On the Method to Infer an Atmosphere on a Tidally-Locked Super Earth Exoplanet and Upper limits to GJ 876d

TL;DR

This paper presents a method to detect or rule out atmospheres on tidally-locked super Earths using thermal phase curves, demonstrated with Spitzer observations of GJ 876d, and discusses its potential with future telescopes.

Contribution

The study introduces a new observational approach to infer planetary atmospheres from thermal phase curves, applicable to non-transiting super Earths with upcoming telescopes.

Findings

No conclusive atmosphere detection for GJ 876d due to stellar variability.

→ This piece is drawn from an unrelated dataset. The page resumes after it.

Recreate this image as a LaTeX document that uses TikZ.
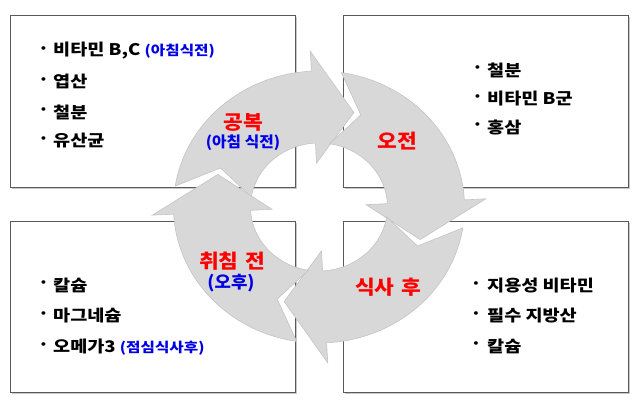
\documentclass[tikz,border=0pt]{standalone}
\usepackage{fontspec}
\newfontfamily\kritem{Noto Sans CJK KR}[FakeStretch=1.16, WordSpace=1.3]
\newfontfamily\krnote{Noto Sans CJK KR}[FakeStretch=1.16]
\newfontfamily\krlbl{Noto Sans CJK KR}[FakeStretch=1.1, WordSpace=1.3]
\newfontfamily\krsub{Noto Sans CJK KR}[FakeStretch=1.05]
\definecolor{arrowgray}{RGB}{216,216,216}
\definecolor{arrowedge}{RGB}{196,196,196}
\definecolor{boxline}{RGB}{90,90,90}
\definecolor{boxshadow}{RGB}{200,200,200}
\definecolor{lblred}{RGB}{255,0,0}
\definecolor{lblblue}{RGB}{0,0,230}
\newcommand{\bluenote}[1]{\textcolor{lblblue}{\krnote\bfseries\fontsize{13.5}{13.5}\selectfont #1}}
\tikzset{
  infobox/.style={draw=boxline, line width=0.8pt, fill=white},
  shadowbox/.style={draw=boxshadow, line width=1.2pt},
  arrowshape/.style={fill=arrowgray, draw=arrowedge, line width=0.6pt, line join=miter},
  bul/.style={inner sep=0pt, font=\kritem\bfseries\fontsize{16}{16}\selectfont},
  item/.style={anchor=west, inner sep=0pt, font=\kritem\bfseries\fontsize{16}{16}\selectfont},
  biglbl/.style={inner sep=0pt, text=lblred, font=\krlbl\bfseries\fontsize{19.5}{19.5}\selectfont},
  sublbl/.style={inner sep=0pt, text=lblblue, font=\krsub\bfseries\fontsize{15}{15}\selectfont},
}
\newcommand{\cycarrow}[1]{%
  \pgfmathsetmacro{\tailang}{#1+90-0.357*22-4}%
  \pgfmathsetmacro{\tipang}{#1-22}%
  \pgfmathsetmacro{\notchang}{#1+90-22-4}%
  \path[arrowshape] (\tailang:136)
    -- plot[domain=\tailang:#1, samples=40, variable=\t] (\t:136)
    -- (#1:156) -- (\tipang:100) -- (#1:44)
    -- plot[domain=#1:\tailang, samples=40, variable=\t] (\t:64)
    -- (\notchang:100) -- cycle;
}
\begin{document}
\begin{tikzpicture}[x=1pt, y=-1pt]
\useasboundingbox (0,0) rectangle (640,403);
% boxes with light shadow
\foreach \xa/\ya/\xb/\yb in {10.5/15.5/295.5/187, 343.5/15.5/628.5/187, 10.5/221.5/295.5/392.5, 343.5/221.5/628.5/392.5}{
  \draw[shadowbox] (\xa+1.5,\yb+1.2) -- (\xb+1.2,\yb+1.2) -- (\xb+1.2,\ya+1.5);
  \draw[infobox] (\xa,\ya) rectangle (\xb,\yb);
}
% top-left box
\node[bul] (b1) at (43.5,51) {·};
\node[item] (t1) at (53,51) {비타민 B,C \bluenote{(아침식전)}};
\node[bul] (b2) at (43.5,81.5) {·};
\node[item] (t2) at (53,81.5) {엽산};
\node[bul] (b3) at (43.5,112) {·};
\node[item] (t3) at (53,112) {철분};
\node[bul] (b4) at (43.5,141) {·};
\node[item] (t4) at (53,141) {유산균};
% top-right box
\node[bul] (b5) at (477.5,70) {·};
\node[item] (t5) at (487,70) {철분};
\node[bul] (b6) at (477.5,98.5) {·};
\node[item] (t6) at (487,98.5) {비타민 B군};
\node[bul] (b7) at (477.5,127) {·};
\node[item] (t7) at (487,127) {홍삼};
% bottom-left box
\node[bul] (b8) at (43.5,285) {·};
\node[item] (t8) at (53,285) {칼슘};
\node[bul] (b9) at (43.5,316) {·};
\node[item] (t9) at (53,316) {마그네슘};
\node[bul] (b10) at (43.5,347) {·};
\node[item] (t10) at (53,347) {오메가3 \bluenote{(점심식사후)}};
% bottom-right box
\node[bul] (b11) at (476,286) {·};
\node[item] (t11) at (487,286) {지용성 비타민};
\node[bul] (b12) at (476,316) {·};
\node[item] (t12) at (487,316) {필수 지방산};
\node[bul] (b13) at (476,346) {·};
\node[item] (t13) at (487,346) {칼슘};
% circular arrows
\begin{scope}[shift={(319,207)}, yscale=-1, xscale=1.07]
  \foreach \b in {93,3,-87,-177}{\cycarrow{\b}}
\end{scope}
% labels
\node[biglbl] (l1) at (243,122) {공복};
\node[sublbl] (l1s) at (243,143) {(아침 식전)};
\node[biglbl] (l2) at (397,141) {오전};
\node[biglbl] (l3) at (388,287) {식사 후};
\node[biglbl] (l4) at (232,261) {취침 전};
\node[sublbl, font=\krsub\bfseries\fontsize{17}{17}\selectfont] (l4s) at (231,283) {(오후)};
\end{tikzpicture}
\end{document}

Achieved a 3 sigma upper limit of 5.13e-05 on phase curve amplitude.

Method shows promise for future observations with James Webb Space Telescope.

Abstract

We develop a method to infer or rule out the presence of an atmosphere on a tidally-locked hot super Earth. The question of atmosphere retention is a fundamental one, especially for planets orbiting M stars due to the star's long-duration active phase and corresponding potential for stellar-induced planetary atmospheric escape and erosion. Tidally-locked planets with no atmosphere are expected to show a Lambertian-like thermal phase curve, causing the combined light of the planet-star system to vary with planet orbital phase. We report Spitzer 8 micron IRAC observations of GJ 876 taken over 32 continuous hours and reaching a relative photometric precision of 3.9e-04 per point for 25.6 s time sampling. This translates to a 3 sigma limit of 5.13e-05 on a planet thermal phase curve amplitude. Despite the almost photon-noise limited data, we are unable to conclusively infer the presence of an atmosphere or rule one out on the non-transiting short-period super Earth GJ 876d. The limiting factor in our observations was the miniscule, monotonic photometric variation of the slightly active host M star, because the partial sine wave due to the planet has a component in common with the stellar linear trend. The proposed method is nevertheless very promising for transiting hot super Earths with the James Webb Space Telescope and is critical for establishing observational constraints for atmospheric escape.